Deaf people choose to play sport for the same reasons as everyone else.
To stay healthy, build a social network and enjoy other opportunties that sport can bring.
Martin Anderson, former captain of the England Deaf Golf team explains "Golf is great for both my physical and mental health. I love being outdoors on the golf course and playing sport at my own pace. For every round of golf I play, I usually walk about four miles. It challenges me mentally too; playing conditions are rarely ever the same so every shot is different and requires a fesh perspective each time."
A recent survey by UK Deaf Sport found that deaf and hard of hearing people would like to take part in local mainstreamed activities, but there are challenges to overcome.
The biggest challenge for deaf and hard of hearing people is communication and the inability to hear. This impacts on all areas of daily life as well as sport.
In the local setting, this means that team sports are more challenging because of the needs to communicate on and off the playing arena. Therefore people tend to gravitate towards the individual sports, or those where communication is minimised.
However, in both situations, the challenges of communicating in a social setting can be very isolating in a non-deaf sports club.
This can also impact on the opportunties to officiate or volunteer in sport locally and enjoy the expereince of leadership.

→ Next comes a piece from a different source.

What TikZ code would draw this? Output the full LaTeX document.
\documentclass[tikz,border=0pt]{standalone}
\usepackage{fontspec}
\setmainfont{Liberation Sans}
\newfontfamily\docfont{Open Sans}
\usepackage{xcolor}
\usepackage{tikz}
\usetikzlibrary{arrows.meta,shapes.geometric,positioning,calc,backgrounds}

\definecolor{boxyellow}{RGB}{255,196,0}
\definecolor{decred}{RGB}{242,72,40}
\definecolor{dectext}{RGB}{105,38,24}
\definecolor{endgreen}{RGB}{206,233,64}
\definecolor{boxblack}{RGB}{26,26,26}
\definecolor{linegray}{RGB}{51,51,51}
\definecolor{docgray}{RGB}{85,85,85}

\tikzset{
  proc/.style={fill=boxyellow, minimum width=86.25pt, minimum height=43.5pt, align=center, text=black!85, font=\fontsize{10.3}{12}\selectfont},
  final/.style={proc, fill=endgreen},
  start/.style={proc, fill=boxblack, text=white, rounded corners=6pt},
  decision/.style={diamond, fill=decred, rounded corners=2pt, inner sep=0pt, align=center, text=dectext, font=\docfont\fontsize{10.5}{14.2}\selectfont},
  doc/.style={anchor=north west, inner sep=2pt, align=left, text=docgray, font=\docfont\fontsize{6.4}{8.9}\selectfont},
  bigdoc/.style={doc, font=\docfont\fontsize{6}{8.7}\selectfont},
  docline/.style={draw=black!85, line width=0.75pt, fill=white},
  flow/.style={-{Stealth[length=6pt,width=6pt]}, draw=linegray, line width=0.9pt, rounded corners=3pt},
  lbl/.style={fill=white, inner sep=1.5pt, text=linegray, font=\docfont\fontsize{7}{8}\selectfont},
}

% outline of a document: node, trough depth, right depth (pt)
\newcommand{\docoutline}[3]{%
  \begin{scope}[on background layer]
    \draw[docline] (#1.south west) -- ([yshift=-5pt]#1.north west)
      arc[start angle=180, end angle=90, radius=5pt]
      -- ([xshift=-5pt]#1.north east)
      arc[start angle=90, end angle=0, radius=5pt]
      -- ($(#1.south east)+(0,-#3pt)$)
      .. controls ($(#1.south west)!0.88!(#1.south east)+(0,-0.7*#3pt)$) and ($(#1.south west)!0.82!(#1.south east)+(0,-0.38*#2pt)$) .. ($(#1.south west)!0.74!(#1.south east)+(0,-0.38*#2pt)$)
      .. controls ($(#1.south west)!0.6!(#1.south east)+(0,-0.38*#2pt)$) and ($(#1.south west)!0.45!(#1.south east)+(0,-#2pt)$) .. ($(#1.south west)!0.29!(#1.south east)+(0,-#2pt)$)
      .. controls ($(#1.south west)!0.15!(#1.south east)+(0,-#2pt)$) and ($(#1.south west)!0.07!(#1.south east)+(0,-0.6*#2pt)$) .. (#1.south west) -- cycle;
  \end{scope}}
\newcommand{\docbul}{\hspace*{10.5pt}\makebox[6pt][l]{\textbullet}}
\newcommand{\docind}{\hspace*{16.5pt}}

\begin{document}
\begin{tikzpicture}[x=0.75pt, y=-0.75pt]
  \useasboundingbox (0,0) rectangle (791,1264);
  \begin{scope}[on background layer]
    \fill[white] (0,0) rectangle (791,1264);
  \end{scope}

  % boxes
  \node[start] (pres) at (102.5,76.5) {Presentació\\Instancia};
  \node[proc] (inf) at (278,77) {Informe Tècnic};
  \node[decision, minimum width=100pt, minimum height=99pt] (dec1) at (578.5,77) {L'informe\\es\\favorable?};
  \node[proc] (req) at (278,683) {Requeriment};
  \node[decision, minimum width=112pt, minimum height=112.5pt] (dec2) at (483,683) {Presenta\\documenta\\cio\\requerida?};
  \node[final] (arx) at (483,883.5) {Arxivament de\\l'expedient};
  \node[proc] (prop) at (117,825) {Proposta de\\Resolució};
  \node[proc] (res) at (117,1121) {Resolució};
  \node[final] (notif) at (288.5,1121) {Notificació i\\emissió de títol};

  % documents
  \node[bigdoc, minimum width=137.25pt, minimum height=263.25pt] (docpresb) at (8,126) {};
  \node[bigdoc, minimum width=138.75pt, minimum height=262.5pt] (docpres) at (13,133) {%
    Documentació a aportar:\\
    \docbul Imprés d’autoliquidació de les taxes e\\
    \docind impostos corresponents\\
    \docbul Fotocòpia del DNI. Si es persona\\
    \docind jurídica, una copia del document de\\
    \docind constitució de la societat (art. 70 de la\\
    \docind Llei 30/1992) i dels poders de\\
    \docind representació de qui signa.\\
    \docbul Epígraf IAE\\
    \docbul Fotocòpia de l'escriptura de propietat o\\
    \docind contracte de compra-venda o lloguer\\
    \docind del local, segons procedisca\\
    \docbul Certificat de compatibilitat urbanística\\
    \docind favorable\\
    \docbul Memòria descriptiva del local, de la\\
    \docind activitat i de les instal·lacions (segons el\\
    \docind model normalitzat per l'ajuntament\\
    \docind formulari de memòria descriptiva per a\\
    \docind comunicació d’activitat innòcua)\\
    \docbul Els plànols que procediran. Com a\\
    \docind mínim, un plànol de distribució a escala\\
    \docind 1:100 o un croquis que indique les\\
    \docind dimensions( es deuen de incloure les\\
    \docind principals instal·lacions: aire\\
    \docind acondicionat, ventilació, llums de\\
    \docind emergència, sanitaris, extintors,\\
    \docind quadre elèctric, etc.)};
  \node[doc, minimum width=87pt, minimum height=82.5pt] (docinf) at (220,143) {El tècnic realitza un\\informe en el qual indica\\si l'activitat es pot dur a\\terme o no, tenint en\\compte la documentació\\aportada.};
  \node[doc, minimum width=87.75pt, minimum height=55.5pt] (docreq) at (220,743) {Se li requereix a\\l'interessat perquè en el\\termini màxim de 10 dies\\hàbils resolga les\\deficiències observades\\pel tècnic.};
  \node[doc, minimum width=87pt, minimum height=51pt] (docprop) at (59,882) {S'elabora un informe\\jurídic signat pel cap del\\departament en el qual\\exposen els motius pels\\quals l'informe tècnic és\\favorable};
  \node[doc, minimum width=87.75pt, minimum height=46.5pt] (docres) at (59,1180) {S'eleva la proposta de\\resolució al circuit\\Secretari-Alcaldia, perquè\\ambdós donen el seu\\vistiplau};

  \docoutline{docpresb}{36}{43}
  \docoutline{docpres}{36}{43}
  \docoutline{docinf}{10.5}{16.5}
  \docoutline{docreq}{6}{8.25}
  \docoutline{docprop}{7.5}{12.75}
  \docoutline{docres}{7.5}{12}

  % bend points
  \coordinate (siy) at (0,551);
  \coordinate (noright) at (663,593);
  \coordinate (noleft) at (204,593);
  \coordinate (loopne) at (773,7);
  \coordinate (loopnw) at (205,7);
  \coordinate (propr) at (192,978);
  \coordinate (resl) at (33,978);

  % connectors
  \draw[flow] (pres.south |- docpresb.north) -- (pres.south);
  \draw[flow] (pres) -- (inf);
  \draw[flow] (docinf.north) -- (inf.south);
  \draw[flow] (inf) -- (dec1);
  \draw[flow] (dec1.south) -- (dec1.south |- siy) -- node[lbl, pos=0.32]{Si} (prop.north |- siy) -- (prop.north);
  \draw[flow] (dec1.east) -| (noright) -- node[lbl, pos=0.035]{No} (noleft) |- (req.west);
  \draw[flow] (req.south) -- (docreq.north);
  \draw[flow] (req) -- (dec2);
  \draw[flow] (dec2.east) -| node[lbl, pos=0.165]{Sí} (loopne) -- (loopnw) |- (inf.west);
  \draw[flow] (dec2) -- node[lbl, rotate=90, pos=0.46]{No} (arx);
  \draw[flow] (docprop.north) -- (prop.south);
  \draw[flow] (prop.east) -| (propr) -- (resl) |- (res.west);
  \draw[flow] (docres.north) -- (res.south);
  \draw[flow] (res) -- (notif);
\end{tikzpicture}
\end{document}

Players wishing to improve their game with coaching often have to travel far to find people who have the patience and communication skills to work with them.
Found in Sport is a bio-documentary featuring three deaf sports people from badminton, football and golf. It includes Martin Anderson from the England Deaf Golf team and along with Rajeev (badminton) and Gemma (football) all three provide their own personal answers to the three questions posed above and in their own unique ways, demonstrate how sport in both the deaf and hearing worlds has benefitted them.
Deaf Golf, like all other sports for deaf people provides a life balancing situation for Deaf and hard of hearing people.
Communication becomes less challenging and for some it becomes liberating to be able to enjoy playing team and individual sport and take part in physical activity.
The vast majority of deaf people who play golf, play Deaf golf - in local and regional Deaf golf societies where they are opportunties to play, officiate and lead.
Players who wish to compete at the elite level, join a local golf club to obtain an official handicap and benefit from some form of higher level of competitive play.
Being able to take part in Deaf sport increases the opportunity to maintain a good level of mental health which is an important life issue when who are living with deafness or coping with the onset of deafness later in life.